-- ENTRIES --
+++
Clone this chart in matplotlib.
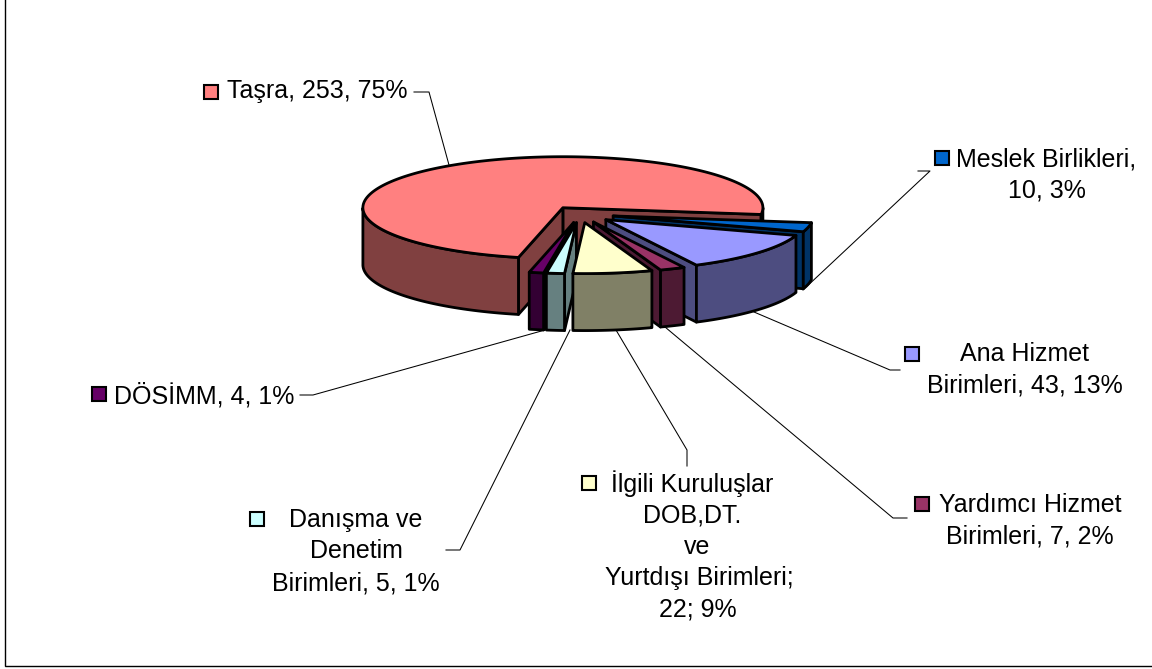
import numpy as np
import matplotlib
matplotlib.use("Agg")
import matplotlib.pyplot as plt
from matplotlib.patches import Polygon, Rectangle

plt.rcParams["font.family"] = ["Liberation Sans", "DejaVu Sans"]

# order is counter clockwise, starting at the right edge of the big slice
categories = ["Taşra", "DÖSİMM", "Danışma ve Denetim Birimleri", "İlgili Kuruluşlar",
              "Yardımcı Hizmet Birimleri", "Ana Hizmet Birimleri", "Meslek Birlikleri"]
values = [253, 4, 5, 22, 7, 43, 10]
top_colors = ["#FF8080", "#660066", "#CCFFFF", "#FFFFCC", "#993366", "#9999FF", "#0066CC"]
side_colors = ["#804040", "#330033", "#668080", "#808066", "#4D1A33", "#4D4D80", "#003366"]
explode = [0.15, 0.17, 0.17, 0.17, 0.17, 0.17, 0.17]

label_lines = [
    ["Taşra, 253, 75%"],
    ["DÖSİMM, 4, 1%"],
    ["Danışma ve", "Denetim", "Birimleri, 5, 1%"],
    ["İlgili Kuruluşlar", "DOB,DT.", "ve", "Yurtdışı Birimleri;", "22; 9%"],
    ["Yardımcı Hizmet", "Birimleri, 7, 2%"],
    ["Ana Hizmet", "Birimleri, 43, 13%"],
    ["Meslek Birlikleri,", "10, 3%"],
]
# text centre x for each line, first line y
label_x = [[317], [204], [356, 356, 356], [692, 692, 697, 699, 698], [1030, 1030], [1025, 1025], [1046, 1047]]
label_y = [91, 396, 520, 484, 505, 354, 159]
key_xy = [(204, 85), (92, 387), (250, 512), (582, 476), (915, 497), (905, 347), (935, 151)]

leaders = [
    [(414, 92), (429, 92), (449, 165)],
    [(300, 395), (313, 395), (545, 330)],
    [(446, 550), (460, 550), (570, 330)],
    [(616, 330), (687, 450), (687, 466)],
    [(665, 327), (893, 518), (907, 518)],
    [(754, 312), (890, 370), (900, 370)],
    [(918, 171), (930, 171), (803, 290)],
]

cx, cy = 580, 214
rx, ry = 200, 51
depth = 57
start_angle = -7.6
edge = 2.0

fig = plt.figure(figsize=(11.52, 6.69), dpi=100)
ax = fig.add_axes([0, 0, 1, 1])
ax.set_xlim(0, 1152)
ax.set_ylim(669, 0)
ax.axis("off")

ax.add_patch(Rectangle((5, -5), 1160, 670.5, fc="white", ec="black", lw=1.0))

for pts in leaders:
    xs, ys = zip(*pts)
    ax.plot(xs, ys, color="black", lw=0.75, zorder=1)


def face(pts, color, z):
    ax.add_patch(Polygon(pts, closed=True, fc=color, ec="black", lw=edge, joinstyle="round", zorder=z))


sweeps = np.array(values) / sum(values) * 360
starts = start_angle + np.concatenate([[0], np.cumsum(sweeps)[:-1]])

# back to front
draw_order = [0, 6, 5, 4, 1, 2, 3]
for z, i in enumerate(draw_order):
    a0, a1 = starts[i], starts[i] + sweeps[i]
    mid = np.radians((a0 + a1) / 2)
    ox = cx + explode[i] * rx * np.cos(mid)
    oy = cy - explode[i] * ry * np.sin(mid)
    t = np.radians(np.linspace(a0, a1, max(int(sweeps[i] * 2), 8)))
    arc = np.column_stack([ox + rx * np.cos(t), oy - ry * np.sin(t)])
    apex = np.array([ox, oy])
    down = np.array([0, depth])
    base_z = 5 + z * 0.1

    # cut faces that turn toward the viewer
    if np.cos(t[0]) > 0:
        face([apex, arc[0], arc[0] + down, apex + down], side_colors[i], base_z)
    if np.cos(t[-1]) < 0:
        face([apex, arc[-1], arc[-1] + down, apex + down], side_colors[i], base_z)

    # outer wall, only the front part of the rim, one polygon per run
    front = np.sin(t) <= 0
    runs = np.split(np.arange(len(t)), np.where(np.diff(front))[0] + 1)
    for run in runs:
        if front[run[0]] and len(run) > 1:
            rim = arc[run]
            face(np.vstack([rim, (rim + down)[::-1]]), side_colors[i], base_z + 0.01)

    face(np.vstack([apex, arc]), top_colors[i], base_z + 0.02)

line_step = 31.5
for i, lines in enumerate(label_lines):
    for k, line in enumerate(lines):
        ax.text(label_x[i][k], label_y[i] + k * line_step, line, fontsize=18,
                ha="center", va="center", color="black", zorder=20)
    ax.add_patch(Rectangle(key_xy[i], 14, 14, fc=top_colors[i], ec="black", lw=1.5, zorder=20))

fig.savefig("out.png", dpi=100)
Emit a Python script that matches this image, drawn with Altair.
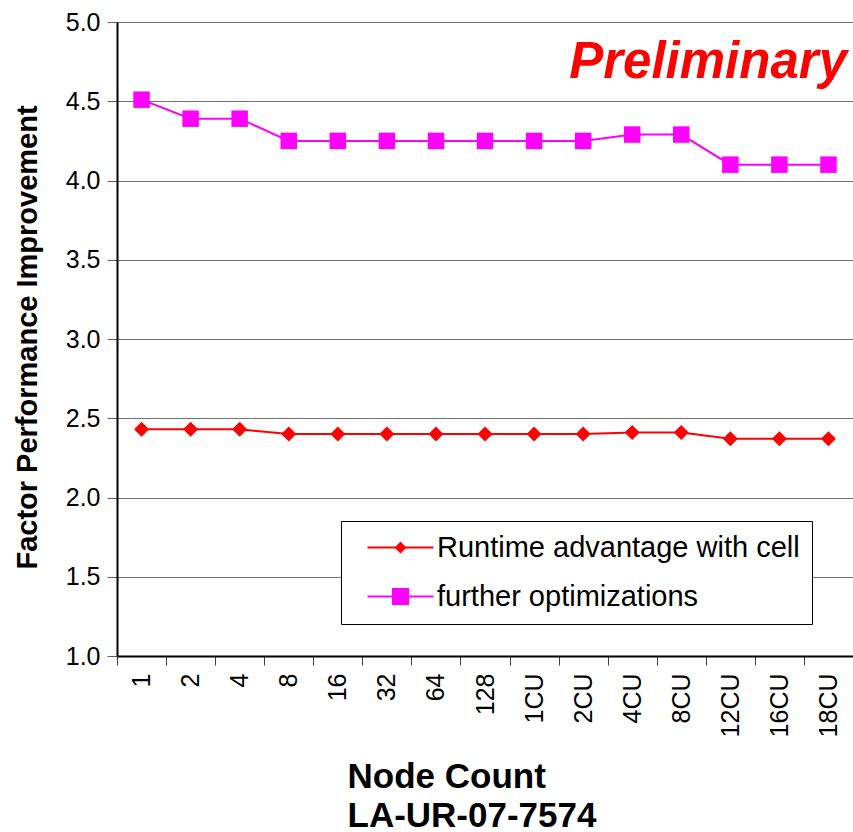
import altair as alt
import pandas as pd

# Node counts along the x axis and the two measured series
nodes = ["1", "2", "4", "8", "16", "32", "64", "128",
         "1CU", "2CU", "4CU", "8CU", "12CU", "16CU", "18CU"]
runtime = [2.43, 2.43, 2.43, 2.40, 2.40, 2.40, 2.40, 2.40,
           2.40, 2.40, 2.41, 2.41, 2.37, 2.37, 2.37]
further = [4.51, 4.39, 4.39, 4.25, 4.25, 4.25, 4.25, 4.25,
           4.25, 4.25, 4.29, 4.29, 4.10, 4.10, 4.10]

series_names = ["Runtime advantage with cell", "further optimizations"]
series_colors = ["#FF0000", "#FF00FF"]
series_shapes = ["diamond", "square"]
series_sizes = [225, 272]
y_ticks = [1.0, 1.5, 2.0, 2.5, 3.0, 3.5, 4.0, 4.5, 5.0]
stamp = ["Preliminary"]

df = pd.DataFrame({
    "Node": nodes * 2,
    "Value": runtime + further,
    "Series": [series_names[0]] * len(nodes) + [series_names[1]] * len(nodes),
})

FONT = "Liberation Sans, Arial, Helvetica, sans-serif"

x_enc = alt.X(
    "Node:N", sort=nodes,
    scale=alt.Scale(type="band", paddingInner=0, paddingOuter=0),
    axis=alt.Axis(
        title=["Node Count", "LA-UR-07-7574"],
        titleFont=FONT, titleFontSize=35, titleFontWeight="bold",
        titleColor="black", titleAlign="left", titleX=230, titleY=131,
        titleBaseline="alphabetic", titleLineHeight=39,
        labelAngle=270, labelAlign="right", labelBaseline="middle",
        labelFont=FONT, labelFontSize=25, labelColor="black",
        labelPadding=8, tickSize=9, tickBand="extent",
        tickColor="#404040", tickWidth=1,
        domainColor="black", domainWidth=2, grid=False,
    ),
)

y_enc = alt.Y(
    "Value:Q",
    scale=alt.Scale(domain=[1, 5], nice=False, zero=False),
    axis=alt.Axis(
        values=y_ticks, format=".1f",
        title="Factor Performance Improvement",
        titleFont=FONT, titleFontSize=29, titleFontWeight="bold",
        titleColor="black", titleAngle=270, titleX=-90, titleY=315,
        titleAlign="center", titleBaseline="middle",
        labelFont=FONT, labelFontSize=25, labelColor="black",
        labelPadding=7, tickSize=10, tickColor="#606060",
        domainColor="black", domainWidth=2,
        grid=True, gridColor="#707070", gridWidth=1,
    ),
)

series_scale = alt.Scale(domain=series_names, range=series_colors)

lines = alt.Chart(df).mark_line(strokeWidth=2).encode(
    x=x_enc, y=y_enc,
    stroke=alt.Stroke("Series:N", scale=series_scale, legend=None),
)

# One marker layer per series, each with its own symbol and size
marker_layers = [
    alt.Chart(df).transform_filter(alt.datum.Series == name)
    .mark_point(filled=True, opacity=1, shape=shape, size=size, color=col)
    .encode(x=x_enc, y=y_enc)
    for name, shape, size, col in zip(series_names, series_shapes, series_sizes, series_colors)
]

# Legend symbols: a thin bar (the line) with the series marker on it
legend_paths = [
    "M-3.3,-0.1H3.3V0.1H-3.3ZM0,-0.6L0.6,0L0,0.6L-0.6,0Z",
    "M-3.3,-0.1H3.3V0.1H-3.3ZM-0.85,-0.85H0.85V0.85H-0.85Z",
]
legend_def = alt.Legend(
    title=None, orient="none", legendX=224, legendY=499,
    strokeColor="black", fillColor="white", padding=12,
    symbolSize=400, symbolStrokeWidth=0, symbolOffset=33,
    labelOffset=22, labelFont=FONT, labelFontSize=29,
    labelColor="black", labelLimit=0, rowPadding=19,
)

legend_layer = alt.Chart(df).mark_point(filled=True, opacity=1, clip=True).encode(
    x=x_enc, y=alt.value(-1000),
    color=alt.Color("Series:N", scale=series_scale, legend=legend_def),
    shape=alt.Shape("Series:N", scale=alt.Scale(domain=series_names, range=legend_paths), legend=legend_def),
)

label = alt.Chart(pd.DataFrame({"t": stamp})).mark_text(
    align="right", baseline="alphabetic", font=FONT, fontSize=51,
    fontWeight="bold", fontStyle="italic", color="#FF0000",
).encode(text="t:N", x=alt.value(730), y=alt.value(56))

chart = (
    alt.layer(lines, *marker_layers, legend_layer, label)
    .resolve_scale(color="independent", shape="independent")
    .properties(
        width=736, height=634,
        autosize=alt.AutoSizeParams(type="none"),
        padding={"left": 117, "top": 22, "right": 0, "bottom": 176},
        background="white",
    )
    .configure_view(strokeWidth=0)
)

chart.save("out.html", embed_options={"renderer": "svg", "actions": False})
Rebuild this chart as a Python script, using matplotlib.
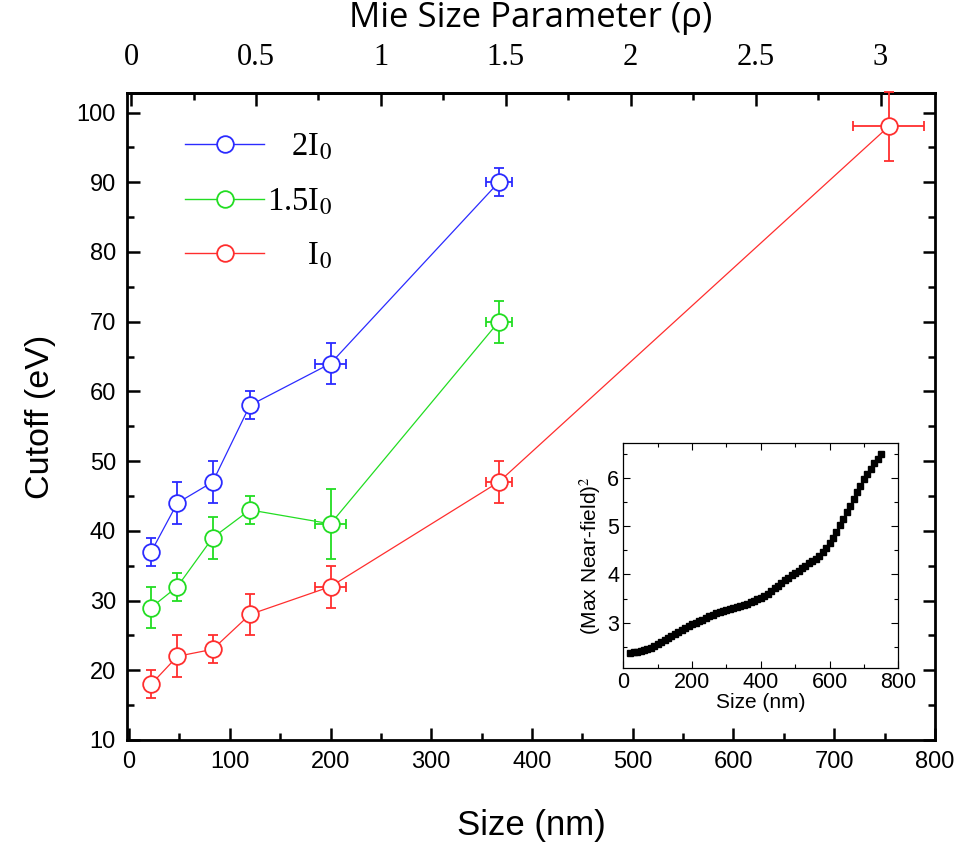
+++
-- REQUIREMENT --
Copy every single line of the material above that holds "this".

-- FULL RESPONSE --
Clone this chart in matplotlib.
Emit a Python script that matches this image, drawn with Altair.
Rebuild this chart as a Python script, using matplotlib.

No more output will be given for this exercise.